Write out the data again exactly, skipping every picture.

##############################

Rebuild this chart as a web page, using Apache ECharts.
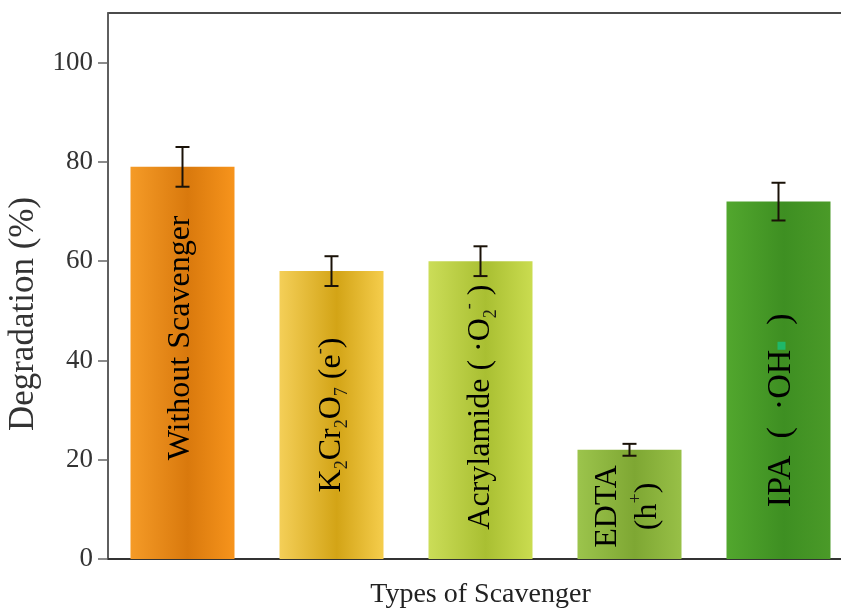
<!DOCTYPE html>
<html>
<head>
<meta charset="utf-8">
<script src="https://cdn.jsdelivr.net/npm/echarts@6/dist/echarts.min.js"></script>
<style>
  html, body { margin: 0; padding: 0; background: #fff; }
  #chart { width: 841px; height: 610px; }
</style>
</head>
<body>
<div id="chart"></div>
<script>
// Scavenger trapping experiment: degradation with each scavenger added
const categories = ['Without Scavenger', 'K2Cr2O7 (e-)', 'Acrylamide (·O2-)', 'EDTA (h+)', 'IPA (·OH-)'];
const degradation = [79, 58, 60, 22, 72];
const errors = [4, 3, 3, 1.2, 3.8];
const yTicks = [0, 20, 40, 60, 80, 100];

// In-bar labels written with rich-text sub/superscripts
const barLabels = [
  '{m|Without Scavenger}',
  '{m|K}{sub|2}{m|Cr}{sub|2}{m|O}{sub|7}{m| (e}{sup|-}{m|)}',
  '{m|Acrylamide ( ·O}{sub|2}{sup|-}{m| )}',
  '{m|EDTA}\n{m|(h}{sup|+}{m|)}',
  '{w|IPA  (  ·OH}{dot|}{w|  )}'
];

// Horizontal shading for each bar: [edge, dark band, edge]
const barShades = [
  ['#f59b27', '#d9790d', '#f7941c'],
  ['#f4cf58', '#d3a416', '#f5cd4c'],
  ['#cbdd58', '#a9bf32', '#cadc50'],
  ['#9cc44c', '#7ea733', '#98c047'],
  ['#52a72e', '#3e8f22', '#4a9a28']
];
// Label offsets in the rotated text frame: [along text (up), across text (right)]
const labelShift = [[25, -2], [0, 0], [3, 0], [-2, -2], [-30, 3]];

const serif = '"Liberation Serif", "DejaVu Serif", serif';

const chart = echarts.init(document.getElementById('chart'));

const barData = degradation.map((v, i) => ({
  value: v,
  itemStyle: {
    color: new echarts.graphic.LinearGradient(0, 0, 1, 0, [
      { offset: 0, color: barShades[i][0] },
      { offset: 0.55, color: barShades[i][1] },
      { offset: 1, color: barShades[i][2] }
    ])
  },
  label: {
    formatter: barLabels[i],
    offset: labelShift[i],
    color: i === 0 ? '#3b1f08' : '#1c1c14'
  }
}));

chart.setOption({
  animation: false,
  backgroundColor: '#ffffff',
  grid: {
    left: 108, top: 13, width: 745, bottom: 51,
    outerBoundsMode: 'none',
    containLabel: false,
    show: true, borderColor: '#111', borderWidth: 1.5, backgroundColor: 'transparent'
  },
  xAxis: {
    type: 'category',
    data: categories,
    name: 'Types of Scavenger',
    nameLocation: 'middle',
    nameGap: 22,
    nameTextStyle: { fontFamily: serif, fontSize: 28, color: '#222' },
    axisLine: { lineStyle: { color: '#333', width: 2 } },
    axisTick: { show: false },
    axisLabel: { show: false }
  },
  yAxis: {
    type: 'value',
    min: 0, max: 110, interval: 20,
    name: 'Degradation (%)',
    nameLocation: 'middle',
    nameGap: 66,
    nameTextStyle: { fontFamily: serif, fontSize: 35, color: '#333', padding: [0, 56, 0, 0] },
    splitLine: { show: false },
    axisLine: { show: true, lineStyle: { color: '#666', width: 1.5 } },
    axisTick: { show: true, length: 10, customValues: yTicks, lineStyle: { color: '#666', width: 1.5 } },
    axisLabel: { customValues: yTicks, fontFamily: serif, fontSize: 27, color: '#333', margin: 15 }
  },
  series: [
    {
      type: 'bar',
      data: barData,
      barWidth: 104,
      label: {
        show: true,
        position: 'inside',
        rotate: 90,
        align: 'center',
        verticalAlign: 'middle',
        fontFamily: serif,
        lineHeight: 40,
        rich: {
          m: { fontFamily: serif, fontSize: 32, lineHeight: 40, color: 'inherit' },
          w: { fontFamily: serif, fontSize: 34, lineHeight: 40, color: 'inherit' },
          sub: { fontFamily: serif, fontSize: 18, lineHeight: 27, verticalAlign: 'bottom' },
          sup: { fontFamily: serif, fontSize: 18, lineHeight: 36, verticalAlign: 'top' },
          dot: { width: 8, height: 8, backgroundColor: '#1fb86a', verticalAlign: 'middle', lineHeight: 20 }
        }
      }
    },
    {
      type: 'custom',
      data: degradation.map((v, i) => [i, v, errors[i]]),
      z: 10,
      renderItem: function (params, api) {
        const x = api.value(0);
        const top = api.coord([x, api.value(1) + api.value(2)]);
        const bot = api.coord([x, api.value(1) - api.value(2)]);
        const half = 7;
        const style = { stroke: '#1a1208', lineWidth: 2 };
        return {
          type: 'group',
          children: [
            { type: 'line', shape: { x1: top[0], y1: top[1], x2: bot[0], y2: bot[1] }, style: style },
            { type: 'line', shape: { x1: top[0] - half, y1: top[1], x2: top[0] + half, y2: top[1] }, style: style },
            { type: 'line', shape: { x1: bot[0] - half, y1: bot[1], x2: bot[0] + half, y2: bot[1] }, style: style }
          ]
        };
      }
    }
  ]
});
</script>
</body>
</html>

##############################

■ Correct answer
Rebuild this chart as a web page, using Apache ECharts.
<!DOCTYPE html>
<html>
<head>
<meta charset="utf-8">
<script src="https://cdn.jsdelivr.net/npm/echarts@6/dist/echarts.min.js"></script>
<style>
  html, body { margin: 0; padding: 0; background: #fff; }
  #chart { width: 841px; height: 610px; }
</style>
</head>
<body>
<div id="chart"></div>
<script>
// Scavenger trapping experiment: degradation with each scavenger added
const categories = ['Without Scavenger', 'K2Cr2O7 (e-)', 'Acrylamide (·O2-)', 'EDTA (h+)', 'IPA (·OH-)'];
const degradation = [79, 58, 60, 22, 72];
const errors = [4, 3, 3, 1.2, 3.8];
const yTicks = [0, 20, 40, 60, 80, 100];

// In-bar labels written with rich-text sub/superscripts
const barLabels = [
  '{m|Without Scavenger}',
  '{m|K}{sub|2}{m|Cr}{sub|2}{m|O}{sub|7}{m| (e}{sup|-}{m|)}',
  '{m|Acrylamide ( ·O}{sub|2}{sup|-}{m| )}',
  '{m|EDTA}\n{m|(h}{sup|+}{m|)}',
  '{w|IPA  (  ·OH}{dot|}{w|  )}'
];

// Horizontal shading for each bar: [edge, dark band, edge]
const barShades = [
  ['#f59b27', '#d9790d', '#f7941c'],
  ['#f4cf58', '#d3a416', '#f5cd4c'],
  ['#cbdd58', '#a9bf32', '#cadc50'],
  ['#9cc44c', '#7ea733', '#98c047'],
  ['#52a72e', '#3e8f22', '#4a9a28']
];
// Label offsets in the rotated text frame: [along text (up), across text (right)]
const labelShift = [[25, -2], [0, 0], [3, 0], [-2, -2], [-30, 3]];

const serif = '"Liberation Serif", "DejaVu Serif", serif';

const chart = echarts.init(document.getElementById('chart'));

const barData = degradation.map((v, i) => ({
  value: v,
  itemStyle: {
    color: new echarts.graphic.LinearGradient(0, 0, 1, 0, [
      { offset: 0, color: barShades[i][0] },
      { offset: 0.55, color: barShades[i][1] },
      { offset: 1, color: barShades[i][2] }
    ])
  },
  label: {
    formatter: barLabels[i],
    offset: labelShift[i],
    color: i === 0 ? '#3b1f08' : '#1c1c14'
  }
}));

chart.setOption({
  animation: false,
  backgroundColor: '#ffffff',
  grid: {
    left: 108, top: 13, width: 745, bottom: 51,
    outerBoundsMode: 'none',
    containLabel: false,
    show: true, borderColor: '#111', borderWidth: 1.5, backgroundColor: 'transparent'
  },
  xAxis: {
    type: 'category',
    data: categories,
    name: 'Types of Scavenger',
    nameLocation: 'middle',
    nameGap: 22,
    nameTextStyle: { fontFamily: serif, fontSize: 28, color: '#222' },
    axisLine: { lineStyle: { color: '#333', width: 2 } },
    axisTick: { show: false },
    axisLabel: { show: false }
  },
  yAxis: {
    type: 'value',
    min: 0, max: 110, interval: 20,
    name: 'Degradation (%)',
    nameLocation: 'middle',
    nameGap: 66,
    nameTextStyle: { fontFamily: serif, fontSize: 35, color: '#333', padding: [0, 56, 0, 0] },
    splitLine: { show: false },
    axisLine: { show: true, lineStyle: { color: '#666', width: 1.5 } },
    axisTick: { show: true, length: 10, customValues: yTicks, lineStyle: { color: '#666', width: 1.5 } },
    axisLabel: { customValues: yTicks, fontFamily: serif, fontSize: 27, color: '#333', margin: 15 }
  },
  series: [
    {
      type: 'bar',
      data: barData,
      barWidth: 104,
      label: {
        show: true,
        position: 'inside',
        rotate: 90,
        align: 'center',
        verticalAlign: 'middle',
        fontFamily: serif,
        lineHeight: 40,
        rich: {
          m: { fontFamily: serif, fontSize: 32, lineHeight: 40, color: 'inherit' },
          w: { fontFamily: serif, fontSize: 34, lineHeight: 40, color: 'inherit' },
          sub: { fontFamily: serif, fontSize: 18, lineHeight: 27, verticalAlign: 'bottom' },
          sup: { fontFamily: serif, fontSize: 18, lineHeight: 36, verticalAlign: 'top' },
          dot: { width: 8, height: 8, backgroundColor: '#1fb86a', verticalAlign: 'middle', lineHeight: 20 }
        }
      }
    },
    {
      type: 'custom',
      data: degradation.map((v, i) => [i, v, errors[i]]),
      z: 10,
      renderItem: function (params, api) {
        const x = api.value(0);
        const top = api.coord([x, api.value(1) + api.value(2)]);
        const bot = api.coord([x, api.value(1) - api.value(2)]);
        const half = 7;
        const style = { stroke: '#1a1208', lineWidth: 2 };
        return {
          type: 'group',
          children: [
            { type: 'line', shape: { x1: top[0], y1: top[1], x2: bot[0], y2: bot[1] }, style: style },
            { type: 'line', shape: { x1: top[0] - half, y1: top[1], x2: top[0] + half, y2: top[1] }, style: style },
            { type: 'line', shape: { x1: bot[0] - half, y1: bot[1], x2: bot[0] + half, y2: bot[1] }, style: style }
          ]
        };
      }
    }
  ]
});
</script>
</body>
</html>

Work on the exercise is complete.